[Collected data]
|---|
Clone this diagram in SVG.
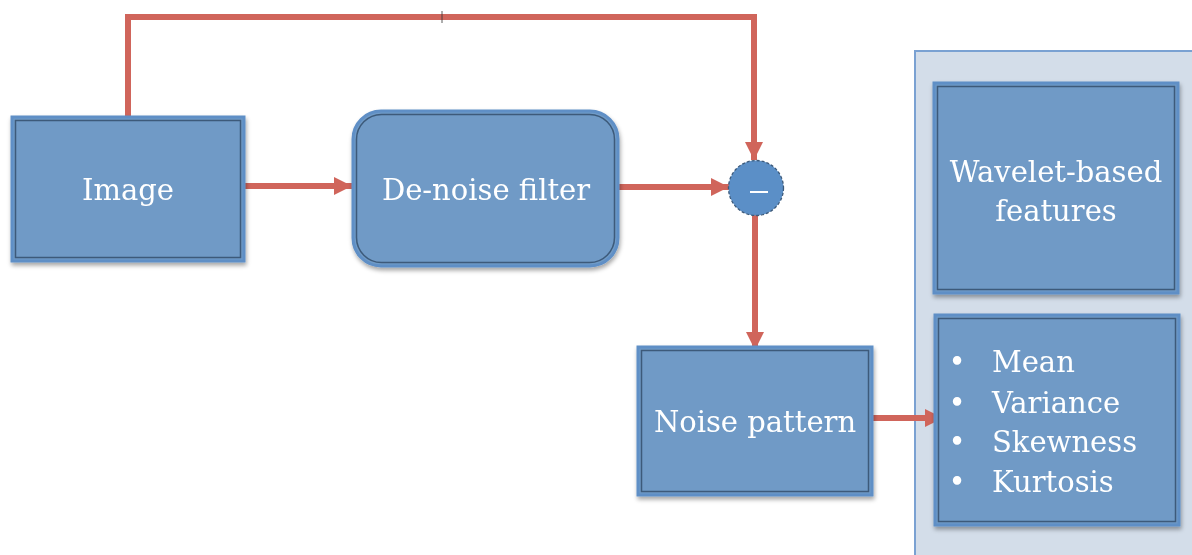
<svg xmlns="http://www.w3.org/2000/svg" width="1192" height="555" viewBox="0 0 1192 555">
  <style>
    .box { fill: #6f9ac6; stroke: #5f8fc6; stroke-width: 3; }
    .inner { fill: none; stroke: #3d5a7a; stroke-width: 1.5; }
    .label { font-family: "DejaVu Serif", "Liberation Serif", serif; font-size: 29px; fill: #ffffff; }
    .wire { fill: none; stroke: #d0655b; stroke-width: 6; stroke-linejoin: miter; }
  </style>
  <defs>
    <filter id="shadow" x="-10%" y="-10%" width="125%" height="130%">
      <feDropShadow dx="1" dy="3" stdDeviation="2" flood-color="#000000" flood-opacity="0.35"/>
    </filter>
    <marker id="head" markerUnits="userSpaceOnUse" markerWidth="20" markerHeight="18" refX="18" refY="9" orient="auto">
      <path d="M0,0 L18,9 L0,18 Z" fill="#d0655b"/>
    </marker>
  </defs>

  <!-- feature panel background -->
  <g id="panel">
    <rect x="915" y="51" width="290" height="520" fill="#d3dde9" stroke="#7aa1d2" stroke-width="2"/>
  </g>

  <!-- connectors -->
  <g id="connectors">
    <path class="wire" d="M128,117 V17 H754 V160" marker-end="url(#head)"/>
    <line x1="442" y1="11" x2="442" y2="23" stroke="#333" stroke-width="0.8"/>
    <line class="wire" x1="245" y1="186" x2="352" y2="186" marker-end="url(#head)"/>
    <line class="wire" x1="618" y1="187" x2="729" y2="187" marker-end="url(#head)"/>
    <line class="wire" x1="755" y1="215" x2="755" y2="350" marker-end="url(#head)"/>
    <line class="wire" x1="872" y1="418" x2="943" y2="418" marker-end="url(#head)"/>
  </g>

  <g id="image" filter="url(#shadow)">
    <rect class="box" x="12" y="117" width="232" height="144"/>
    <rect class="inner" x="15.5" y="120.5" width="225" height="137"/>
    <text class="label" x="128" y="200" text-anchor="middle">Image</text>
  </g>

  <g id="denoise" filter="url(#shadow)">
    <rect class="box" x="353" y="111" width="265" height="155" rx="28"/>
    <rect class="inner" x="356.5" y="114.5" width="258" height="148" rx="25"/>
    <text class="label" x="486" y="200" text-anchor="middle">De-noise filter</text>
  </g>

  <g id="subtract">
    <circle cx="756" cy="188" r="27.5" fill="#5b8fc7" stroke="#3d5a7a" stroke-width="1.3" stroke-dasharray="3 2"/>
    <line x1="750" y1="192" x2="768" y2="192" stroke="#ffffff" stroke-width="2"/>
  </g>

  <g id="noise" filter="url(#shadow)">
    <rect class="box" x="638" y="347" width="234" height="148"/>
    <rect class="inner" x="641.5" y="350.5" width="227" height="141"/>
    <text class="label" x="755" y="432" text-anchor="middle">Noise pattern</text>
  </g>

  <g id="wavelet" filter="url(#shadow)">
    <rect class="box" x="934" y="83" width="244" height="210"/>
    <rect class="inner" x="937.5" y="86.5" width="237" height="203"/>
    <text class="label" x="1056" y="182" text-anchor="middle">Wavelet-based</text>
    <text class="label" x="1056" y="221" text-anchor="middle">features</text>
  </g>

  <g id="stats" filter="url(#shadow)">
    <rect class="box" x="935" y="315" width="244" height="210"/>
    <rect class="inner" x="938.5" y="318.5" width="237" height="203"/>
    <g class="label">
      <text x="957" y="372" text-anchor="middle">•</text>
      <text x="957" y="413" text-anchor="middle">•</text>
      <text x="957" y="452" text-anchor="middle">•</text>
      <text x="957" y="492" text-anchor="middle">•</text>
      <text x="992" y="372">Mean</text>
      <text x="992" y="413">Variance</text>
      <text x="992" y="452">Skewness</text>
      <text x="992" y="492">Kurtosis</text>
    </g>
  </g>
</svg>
|---|
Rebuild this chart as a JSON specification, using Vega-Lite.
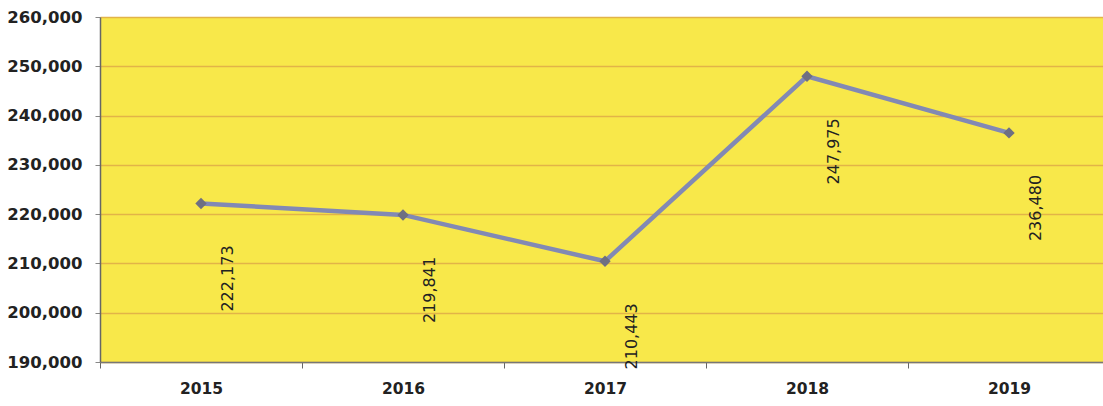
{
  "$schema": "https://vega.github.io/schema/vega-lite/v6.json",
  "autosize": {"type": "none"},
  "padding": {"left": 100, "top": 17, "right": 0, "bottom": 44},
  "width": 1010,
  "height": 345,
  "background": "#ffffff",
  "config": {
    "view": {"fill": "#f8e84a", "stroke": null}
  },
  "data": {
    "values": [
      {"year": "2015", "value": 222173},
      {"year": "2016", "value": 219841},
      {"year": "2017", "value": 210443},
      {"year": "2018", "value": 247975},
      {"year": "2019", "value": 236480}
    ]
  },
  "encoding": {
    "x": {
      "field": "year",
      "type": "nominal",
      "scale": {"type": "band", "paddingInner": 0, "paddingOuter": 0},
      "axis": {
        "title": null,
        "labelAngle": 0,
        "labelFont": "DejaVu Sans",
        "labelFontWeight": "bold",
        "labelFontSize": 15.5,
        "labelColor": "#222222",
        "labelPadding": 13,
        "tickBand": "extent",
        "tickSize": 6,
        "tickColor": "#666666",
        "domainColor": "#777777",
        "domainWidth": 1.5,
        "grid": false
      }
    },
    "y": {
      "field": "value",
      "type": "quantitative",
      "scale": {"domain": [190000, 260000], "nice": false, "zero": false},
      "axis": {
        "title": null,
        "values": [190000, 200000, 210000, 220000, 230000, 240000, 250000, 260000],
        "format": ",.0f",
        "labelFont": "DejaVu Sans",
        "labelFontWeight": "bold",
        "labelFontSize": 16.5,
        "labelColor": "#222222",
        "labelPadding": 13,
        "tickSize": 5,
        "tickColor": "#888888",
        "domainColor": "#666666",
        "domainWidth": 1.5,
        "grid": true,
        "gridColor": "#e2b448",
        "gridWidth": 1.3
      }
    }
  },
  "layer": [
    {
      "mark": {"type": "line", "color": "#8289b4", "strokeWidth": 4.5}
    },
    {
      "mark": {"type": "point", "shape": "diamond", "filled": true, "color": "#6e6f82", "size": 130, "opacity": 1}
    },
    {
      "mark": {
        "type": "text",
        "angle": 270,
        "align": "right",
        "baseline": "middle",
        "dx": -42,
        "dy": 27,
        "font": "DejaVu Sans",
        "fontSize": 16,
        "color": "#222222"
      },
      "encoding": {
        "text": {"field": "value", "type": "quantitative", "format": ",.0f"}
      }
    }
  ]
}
|---|
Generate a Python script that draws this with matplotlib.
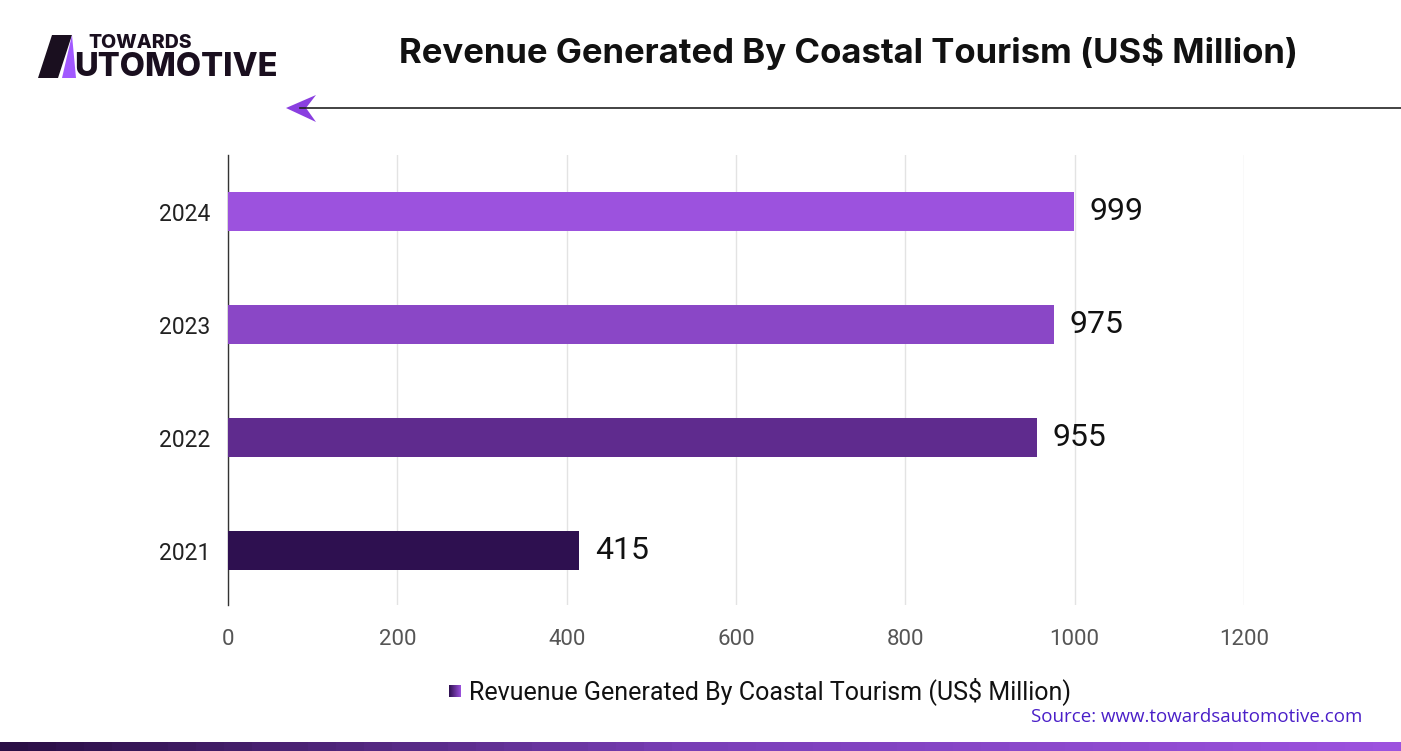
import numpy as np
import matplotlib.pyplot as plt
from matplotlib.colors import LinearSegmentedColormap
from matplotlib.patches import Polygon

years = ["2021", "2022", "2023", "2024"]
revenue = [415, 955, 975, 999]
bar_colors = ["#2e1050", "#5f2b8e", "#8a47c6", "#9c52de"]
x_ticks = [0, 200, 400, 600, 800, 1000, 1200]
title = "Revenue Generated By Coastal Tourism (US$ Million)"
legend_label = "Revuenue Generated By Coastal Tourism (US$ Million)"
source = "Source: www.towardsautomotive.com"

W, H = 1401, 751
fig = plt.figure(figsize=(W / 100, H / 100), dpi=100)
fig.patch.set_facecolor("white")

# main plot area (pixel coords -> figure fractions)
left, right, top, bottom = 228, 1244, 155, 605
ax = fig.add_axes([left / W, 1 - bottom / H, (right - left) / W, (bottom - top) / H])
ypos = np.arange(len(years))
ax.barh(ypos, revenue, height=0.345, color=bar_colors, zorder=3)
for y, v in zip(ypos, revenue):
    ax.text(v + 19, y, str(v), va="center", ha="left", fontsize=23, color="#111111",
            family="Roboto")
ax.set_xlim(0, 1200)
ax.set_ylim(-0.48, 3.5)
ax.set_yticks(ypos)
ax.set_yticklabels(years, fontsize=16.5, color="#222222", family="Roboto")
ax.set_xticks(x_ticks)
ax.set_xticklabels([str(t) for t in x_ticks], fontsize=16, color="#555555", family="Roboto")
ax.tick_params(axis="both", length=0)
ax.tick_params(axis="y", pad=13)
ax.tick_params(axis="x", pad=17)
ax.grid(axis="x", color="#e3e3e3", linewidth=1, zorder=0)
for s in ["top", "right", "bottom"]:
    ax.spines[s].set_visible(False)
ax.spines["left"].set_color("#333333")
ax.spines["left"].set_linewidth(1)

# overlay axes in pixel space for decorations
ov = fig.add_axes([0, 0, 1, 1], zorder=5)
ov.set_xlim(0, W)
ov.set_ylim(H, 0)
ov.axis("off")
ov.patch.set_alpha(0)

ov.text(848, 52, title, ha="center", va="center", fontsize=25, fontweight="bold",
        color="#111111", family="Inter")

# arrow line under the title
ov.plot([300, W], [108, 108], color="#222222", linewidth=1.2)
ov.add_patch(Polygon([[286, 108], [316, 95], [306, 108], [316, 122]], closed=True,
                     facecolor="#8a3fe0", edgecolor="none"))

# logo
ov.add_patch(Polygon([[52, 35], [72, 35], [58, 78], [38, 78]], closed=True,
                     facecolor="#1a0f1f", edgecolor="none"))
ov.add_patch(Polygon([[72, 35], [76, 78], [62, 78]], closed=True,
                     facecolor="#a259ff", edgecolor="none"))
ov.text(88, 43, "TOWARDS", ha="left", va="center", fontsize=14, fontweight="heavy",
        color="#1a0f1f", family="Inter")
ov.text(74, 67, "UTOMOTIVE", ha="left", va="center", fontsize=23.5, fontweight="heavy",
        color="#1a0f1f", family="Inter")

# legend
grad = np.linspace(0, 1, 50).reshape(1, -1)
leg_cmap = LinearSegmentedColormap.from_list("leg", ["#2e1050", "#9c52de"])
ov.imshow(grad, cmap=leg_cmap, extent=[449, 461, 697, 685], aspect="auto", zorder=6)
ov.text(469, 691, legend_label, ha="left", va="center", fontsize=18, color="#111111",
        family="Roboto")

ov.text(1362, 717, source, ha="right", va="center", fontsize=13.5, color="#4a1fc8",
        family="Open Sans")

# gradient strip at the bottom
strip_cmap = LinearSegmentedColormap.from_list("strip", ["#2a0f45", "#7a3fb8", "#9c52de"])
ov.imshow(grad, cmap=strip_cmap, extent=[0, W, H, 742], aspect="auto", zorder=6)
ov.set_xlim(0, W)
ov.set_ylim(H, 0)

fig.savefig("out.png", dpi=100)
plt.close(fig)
|---|
**EXERCISE INSTRUCTIONS**
Take each line of the material that contains the word "matplotlib" and list it.

**RESULT**
Generate a Python script that draws this with matplotlib.
import matplotlib.pyplot as plt
from matplotlib.colors import LinearSegmentedColormap
from matplotlib.patches import Polygon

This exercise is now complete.